Malgré une importante communication commerciale, le succès ne fut pas au rendez-vous. Aux réticences des bailleurs s’ajoutèrent très rapidement les inquiétudes des professionnels devant la flambée de la sinistralité et la lenteur dans la gestion des dossiers de sinistre par GRL Gestion.

 

 

 

On peut considérer, néanmoins, que ce premier dispositif était complémentaire de la GLI classique, apportant une solution à la fois aux locataires précaires et à ceux qui ne pouvaient pas présenter de caution. Cette complémentarité fut encore plus évidente après mars 2009, pour pallier l’interdiction de cumul entre GLI et caution fixée par la loi « Molle ». Toutefois, cette complémentarité, en officialisant un régime discriminant de GLI, n’était pas favorable pour l’équilibre du dispositif. Il fallait donc le faire évoluer. En 2009, l’APAGL, la Fédération française des sociétés d’assurances (FFSA) et les assureurs concernés engagèrent une longue et commune réflexion pour délimiter le périmètre de la garantie universelle des risques locatifs (GURL), destinée à se substituer à la GRL. Le décret 2009-1621 du 23 décembre 2009 en fixe les nouvelles conditions, avant qu’elle soit très rapidement rebaptisée GRL2.

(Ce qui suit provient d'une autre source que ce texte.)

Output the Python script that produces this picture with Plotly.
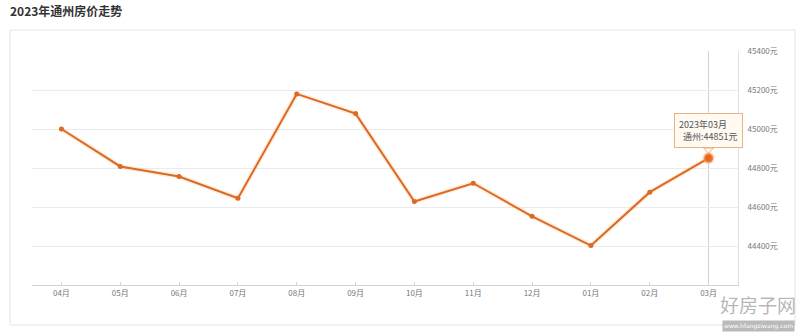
import plotly.graph_objects as go

months = ["04月", "05月", "06月", "07月", "08月", "09月", "10月", "11月", "12月", "01月", "02月", "03月"]
prices = [45000, 44808, 44756, 44645, 45180, 45079, 44628, 44722, 44552, 44402, 44676, 44851]
y_ticks = [44400, 44600, 44800, 45000, 45200, 45400]
y_tick_text = [f"{v}元" for v in y_ticks]
title_text = "2023年通州房价走势"
hover_label = "2023年03月"
series_name = "通州"

W, H = 804, 335
L, R, T, B = 32, 66, 51, 50
pw, ph = W - L - R, H - T - B

def px_x(p):
    return (p - L) / pw

def px_y(p):
    return (H - B - p) / ph

orange = "#db6a22"
fnt = "Noto Sans CJK SC, Noto Sans, sans-serif"

fig = go.Figure()
# soft halo under the line
fig.add_trace(go.Scatter(x=months, y=prices, mode="lines",
                         line=dict(color="rgba(245,160,90,0.18)", width=5),
                         hoverinfo="skip", showlegend=False))
fig.add_trace(go.Scatter(x=months, y=prices, mode="lines+markers",
                         line=dict(color=orange, width=2),
                         marker=dict(color=orange, size=5),
                         showlegend=False))
# highlighted last point
fig.add_trace(go.Scatter(x=[months[-1]], y=[prices[-1]], mode="markers",
                         marker=dict(color="#e8661c", size=9,
                                     line=dict(color="rgba(245,160,90,0.45)", width=3)),
                         showlegend=False))

shapes = []
# outer panel border
shapes.append(dict(type="rect", xref="paper", yref="paper",
                   x0=px_x(10), x1=px_x(795), y0=px_y(325), y1=px_y(30),
                   line=dict(color="#e4e4e4", width=1), layer="below"))
# crosshair at the highlighted point
shapes.append(dict(type="line", xref="x", yref="paper",
                   x0=months[-1], x1=months[-1], y0=0, y1=1,
                   line=dict(color="#d0d0d0", width=1), layer="below"))
# tooltip pointer triangle
shapes.append(dict(type="path", xref="x", yref="y",
                   xsizemode="pixel", ysizemode="pixel",
                   xanchor=months[-1], yanchor=prices[-1],
                   path="M -5 10 L 5 10 L 0 5 Z",
                   fillcolor="#fffaf2", line=dict(color="#eab27e", width=1)))

annotations = [
    dict(text=f"<b>{title_text}</b>", xref="paper", yref="paper",
         x=px_x(8), y=px_y(11), xanchor="left", yanchor="middle",
         showarrow=False, font=dict(size=12, color="#333", family=fnt)),
    dict(text=f"{hover_label}<br>  {series_name}:{prices[-1]}元",
         xref="x", yref="y", x=months[-1], y=prices[-1],
         xanchor="center", yanchor="bottom", yshift=10,
         showarrow=False, align="left",
         bgcolor="#fffaf2", bordercolor="#eab27e", borderwidth=1, borderpad=4,
         font=dict(size=9, color="#555", family=fnt)),
    dict(text="好房子网", xref="paper", yref="paper",
         x=px_x(758), y=px_y(304), xanchor="center", yanchor="middle",
         showarrow=False, font=dict(size=19, color="rgba(120,120,120,0.55)", family=fnt)),
    dict(text="www.hfangziwang.com", xref="paper", yref="paper",
         x=px_x(758), y=px_y(326), xanchor="center", yanchor="middle",
         showarrow=False, bgcolor="rgba(140,140,140,0.6)",
         font=dict(size=6, color="white", family="DejaVu Sans")),
]

fig.update_layout(
    width=W, height=H,
    margin=dict(l=L, r=R, t=T, b=B),
    paper_bgcolor="white", plot_bgcolor="white",
    shapes=shapes, annotations=annotations,
    font=dict(family=fnt),
    xaxis=dict(type="category", range=[-0.5, len(months) - 0.5],
               showgrid=False, showline=True, linecolor="#d4d4d4",
               ticks="inside", ticklen=3, tickcolor="#d4d4d4",
               tickfont=dict(size=8, color="#777"), fixedrange=True),
    yaxis=dict(side="right", range=[44200, 45400],
               tickvals=y_ticks, ticktext=y_tick_text,
               showgrid=True, gridcolor="#ebebeb", zeroline=False,
               showline=True, linecolor="#e0e0e0",
               ticks="", ticklabelstandoff=7,
               tickfont=dict(size=8, color="#777")),
)

fig.write_html("out.html")
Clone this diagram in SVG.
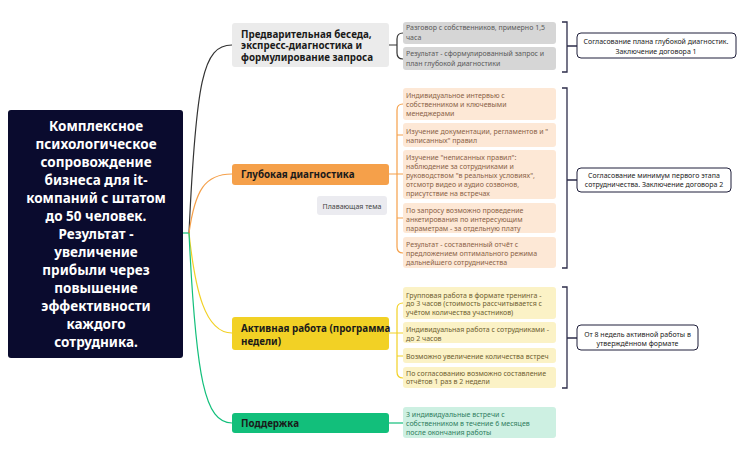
<svg xmlns="http://www.w3.org/2000/svg" width="744" height="460" viewBox="0 0 744 460">
<style>
text{font-family:"Noto Sans","Open Sans","DejaVu Sans",sans-serif}
.root{font-size:13.5px;font-weight:bold;fill:#fff;text-anchor:middle}
.br{font-size:9.8px;font-weight:bold;fill:#1a1a1a}
.lf{font-size:7px}
.sm{font-size:7px;fill:#222;text-anchor:middle}
.c{fill:none;stroke-width:1.2}
.sb{fill:none;stroke:#2d2d4a;stroke-width:1.3}
.sbox{fill:#fff;stroke:#1e1e3a;stroke-width:1}
</style>
<rect width="744" height="460" fill="#fff"/>
<g id="connectors">
<path class="c" stroke="#12bf7b" d="M183,233 L189,233"/>
<path class="c" stroke="#333" d="M189,233 C196,80 203,45 232,45"/>
<path class="c" stroke="#f5a04a" d="M189,233 C195,190 205,174 232,174"/>
<path class="c" stroke="#f2d125" d="M189,233 C195,290 205,333 232,333"/>
<path class="c" stroke="#12bf7b" d="M189,233 C196,380 205,423 232,423"/>
<path class="c" stroke="#333" d="M389,45 L397,45 M403,33 Q397,33 397,39 L397,53 Q397,59 403,59"/>
<path class="c" stroke="#f5a04a" d="M389,174 L403,174 M403,104 Q397,104 397,110 L397,247 Q397,253 403,253 M397,135 L403,135 M397,218 L403,218"/>
<path class="c" stroke="#f2d125" d="M389,333 L403,333 M403,303 Q397,303 397,309 L397,372 Q397,378 403,378 M397,356 L403,356"/>
<path class="c" stroke="#12bf7b" d="M389,423 L403,423"/>
<path class="sb" d="M562,22 L567,22 L567,72 L562,72 M567,46 L577,46"/>
<path class="sb" d="M562,88 L567,88 L567,268 L562,268 M567,180 L577,180"/>
<path class="sb" d="M562,287 L567,287 L567,388 L562,388 M567,338 L577,338"/>
</g>
<g id="root">
<rect x="8" y="110" width="175" height="248" rx="3" fill="#0a0b2e"/>
<text class="root"><tspan x="96" y="131">Комплексное</tspan><tspan x="96" y="149">психологическое</tspan><tspan x="96" y="167">сопровождение</tspan><tspan x="96" y="185">бизнеса для it-</tspan><tspan x="96" y="203">компаний с штатом</tspan><tspan x="96" y="221">до 50 человек.</tspan><tspan x="96" y="239">Результат -</tspan><tspan x="96" y="257">увеличение</tspan><tspan x="96" y="275">прибыли через</tspan><tspan x="96" y="293">повышение</tspan><tspan x="96" y="311">эффективности</tspan><tspan x="96" y="329">каждого</tspan><tspan x="96" y="347">сотрудника.</tspan></text>
</g>
<g id="branch1">
<rect x="232" y="23" width="157" height="44" rx="3" fill="#ebebeb"/>
<text class="br"><tspan x="241" y="37.5">Предварительная беседа,</tspan><tspan x="241" y="49">экспресс-диагностика и</tspan><tspan x="241" y="60.5">формулирование запроса</tspan></text>
</g>
<g id="b1leaf1">
<rect x="403" y="22" width="153" height="22" rx="3" fill="#d6d6d6"/>
<text class="lf" fill="#5a5a5a"><tspan x="406" y="30">Разговор с собственников, примерно 1,5</tspan><tspan x="406" y="40">часа</tspan></text>
</g>
<g id="b1leaf2">
<rect x="403" y="47" width="153" height="23" rx="3" fill="#d6d6d6"/>
<text class="lf" fill="#5a5a5a"><tspan x="406" y="56">Результат - сформулированный запрос и</tspan><tspan x="406" y="66">план глубокой диагностики</tspan></text>
</g>
<g id="summary1">
<rect class="sbox" x="577" y="33" width="159" height="25" rx="4"/>
<text class="sm"><tspan x="656" y="43.5">Согласование плана глубокой диагностик.</tspan><tspan x="656" y="53.5">Заключение договора 1</tspan></text>
</g>
<g id="branch2">
<rect x="232" y="164" width="157" height="21" rx="3" fill="#f5a04a"/>
<text class="br"><tspan x="241" y="178">Глубокая диагностика</tspan></text>
</g>
<g id="floating">
<rect x="317" y="196" width="70" height="19" rx="3" fill="#ebebf0"/>
<text class="lf" fill="#444" text-anchor="middle"><tspan x="352" y="208.5">Плавающая тема</tspan></text>
</g>
<g id="b2leaf1">
<rect x="403" y="88" width="153" height="32" rx="3" fill="#fde8d6"/>
<text class="lf" fill="#8a6246"><tspan x="406" y="97.5">Индивидуальное интервью с</tspan><tspan x="406" y="107">собственником и ключевыми</tspan><tspan x="406" y="116">менеджерами</tspan></text>
</g>
<g id="b2leaf2">
<rect x="403" y="123" width="153" height="24" rx="3" fill="#fde8d6"/>
<text class="lf" fill="#8a6246"><tspan x="406" y="133.5">Изучение документации, регламентов и "</tspan><tspan x="406" y="142.5">написанных" правил</tspan></text>
</g>
<g id="b2leaf3">
<rect x="403" y="150" width="153" height="49" rx="3" fill="#fde8d6"/>
<text class="lf" fill="#8a6246"><tspan x="406" y="159.5">Изучение "неписанных правил":</tspan><tspan x="406" y="168.5">наблюдение за сотрудниками и</tspan><tspan x="406" y="177.5">руководством "в реальных условиях",</tspan><tspan x="406" y="186.5">отсмотр видео и аудио созвонов,</tspan><tspan x="406" y="195.5">присутствие на встречах</tspan></text>
</g>
<g id="b2leaf4">
<rect x="403" y="203" width="153" height="30" rx="3" fill="#fde8d6"/>
<text class="lf" fill="#8a6246"><tspan x="406" y="212.5">По запросу возможно проведение</tspan><tspan x="406" y="221.5">анкетирования по интересующим</tspan><tspan x="406" y="230.5">параметрам - за отдельную плату</tspan></text>
</g>
<g id="b2leaf5">
<rect x="403" y="237" width="153" height="31" rx="3" fill="#fde8d6"/>
<text class="lf" fill="#8a6246"><tspan x="406" y="246.5">Результат - составленный отчёт с</tspan><tspan x="406" y="255.5">предложением оптимального режима</tspan><tspan x="406" y="264.5">дальнейшего сотрудничества</tspan></text>
</g>
<g id="summary2">
<rect class="sbox" x="577" y="168" width="154" height="24" rx="4"/>
<text class="sm"><tspan x="654" y="177.5">Согласование минимум первого этапа</tspan><tspan x="654" y="187">сотрудничества. Заключение договора 2</tspan></text>
</g>
<g id="branch3">
<rect x="232" y="317" width="157" height="33" rx="3" fill="#f2d125"/>
<text class="br"><tspan x="241" y="331.5">Активная работа (программа</tspan><tspan x="241" y="344.5">недели)</tspan></text>
</g>
<g id="b3leaf1">
<rect x="403" y="287" width="153" height="32" rx="3" fill="#fbf2c6"/>
<text class="lf" fill="#6e6030"><tspan x="406" y="297.5">Групповая работа в формате тренинга -</tspan><tspan x="406" y="306">до 3 часов (стоимость рассчитывается с</tspan><tspan x="406" y="315">учётом количества участников)</tspan></text>
</g>
<g id="b3leaf2">
<rect x="403" y="322" width="153" height="21" rx="3" fill="#fbf2c6"/>
<text class="lf" fill="#6e6030"><tspan x="406" y="331.5">Индивидуальная работа с сотрудниками -</tspan><tspan x="406" y="340.5">до 2 часов</tspan></text>
</g>
<g id="b3leaf3">
<rect x="403" y="348" width="153" height="15" rx="3" fill="#fbf2c6"/>
<text class="lf" fill="#6e6030"><tspan x="406" y="359">Возможно увеличение количества встреч</tspan></text>
</g>
<g id="b3leaf4">
<rect x="403" y="367" width="153" height="21" rx="3" fill="#fbf2c6"/>
<text class="lf" fill="#6e6030"><tspan x="406" y="375.5">По согласованию возможно составление</tspan><tspan x="406" y="384">отчётов 1 раз в 2 недели</tspan></text>
</g>
<g id="summary3">
<rect class="sbox" x="577" y="325" width="121" height="25" rx="4"/>
<text class="sm"><tspan x="637.5" y="336.5">От 8 недель активной работы в</tspan><tspan x="637.5" y="345.5">утверждённом формате</tspan></text>
</g>
<g id="branch4">
<rect x="232" y="413" width="157" height="20" rx="3" fill="#12bf7b"/>
<text class="br"><tspan x="241" y="427">Поддержка</tspan></text>
</g>
<g id="b4leaf1">
<rect x="403" y="407" width="153" height="31" rx="3" fill="#cdf0e2"/>
<text class="lf" fill="#2f7d5e"><tspan x="406" y="416.5">3 индивидуальные встречи с</tspan><tspan x="406" y="425.5">собственником в течение 6 месяцев</tspan><tspan x="406" y="435">после окончания работы</tspan></text>
</g>
</svg>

À la différence du premier, ce nouveau dispositif redonne aux assureurs signataires d’une convention partenariale avec l’APAGL un rôle majeur pour la souscription et la gestion des contrats et des sinistres. De son côté, l’association assure le contrôle de la mise en place du dispositif, le suivi d’un éventuel traitement social et la promotion institutionnelle. Des garanties socles ont été définies, les assureurs ayant la possibilité d’annexer à leur contrat des garanties complémentaires ou optionnelles.

Le dispositif permet de garantir tous les locataires avec un taux d’effort maximal de 50%. En fonction de ce dernier, ou d’une précarité liée à la nature ou à l’absence d’un contrat de travail, une compensation financière est versée aux assureurs en cas de sursinistralité, par le canal d’un fonds GRL géré par l’Union des entreprises et des salariés pour le logement (UESL) et alimenté par l’État et par Action Logement (la participation des employeurs à l’effort de construction).

Pour les garanties socles (loyers impayés, dégradations locatives et frais de contentieux), le taux préconisé est de 2% du loyer charges et taxes comprises. Les tarifs sont libres pour les garanties optionnelles.

Malgré ces modifications et ses avantages, ce dispositif n’a pas encore séduit les assureurs. Seules la CGIA, DAS et la MAL se sont engagées à le distribuer. Les assureurs traditionnels de la GLI ont, depuis mars 2009, aménagé les conditions d’acceptation de leur contrat classique (redéfinition des revenus à prendre en compte, augmentation du taux d’effort acceptable à 35%, 37%… 40%), plutôt que de s’engager dans la diffusion de la GURL.

Les incertitudes sur l’avenir économique du dispositif, la complexité et la lourdeur administrative de la gestion prévue par le cahier des charges et la convention partenariale de l’APAGL peuvent expliquer les réticences des assureurs, sans compter que l’exigence d’une gestion dématérialisée des flux d’information oblige à des investissements informatiques importants. Cependant, reconnaissons-le, ce dispositif donne une visibilité bien supérieure sur le portefeuille assuré, comparé au système de gestion archaïque encore en vigueur sur le marché de la GLI, où le papier reste roi ! Enfin, les bailleurs privés et les professionnels de l’immobilier ont toujours à leur disposition des solutions de GLI plus économiques… Cette situation de marché et le faible nombre d’assureurs engagés hypothèquent l’avenir du dispositif, l’indispensable mutualisation des risques étant impossible.

 

 

 

Malgré le volontarisme de l’État, la qualité des garanties proposées, son rôle social évident et le fait que la GRL a permis, en 2010, à 2 000 locataires par semaine d’entrer dans un logement locatif privé, des évolutions sont nécessaires. L’indispensable simplification du cahier des charges, avec, notamment, l’aménagement des pénalités prévues en cas de non-respect de la convention partenariale, suffira-t-elle à convaincre d’autres assureurs ? La proposition d’Alain Ledemay, le directeur général de la CGIA (groupe CGAIM), de mettre à la disposition des compagnies intéressées le module informatique déjà opérationnel trouvera-t-elle un écho pour débloquer la situation ?

En raison d’un manque de communication, le dispositif est insuffisamment connu ou mal compris, le traitement social est mal perçu et souvent assimilé, à tort, à un droit au maintien dans les lieux… L’avenir de la GRL2 repose donc sur une amélioration du système actuel, mais également sur une réflexion relative au rôle social et à l’utilité économique d’un dispositif pérenne garantissant à la fois l’accès au logement et la rentabilité des investissements immobiliers du parc privé. Tel est le but des travaux engagés depuis décembre 2010 par l’APAGL, la FFSA et les pouvoirs publics afin d’aboutir à une « ultime » évolution.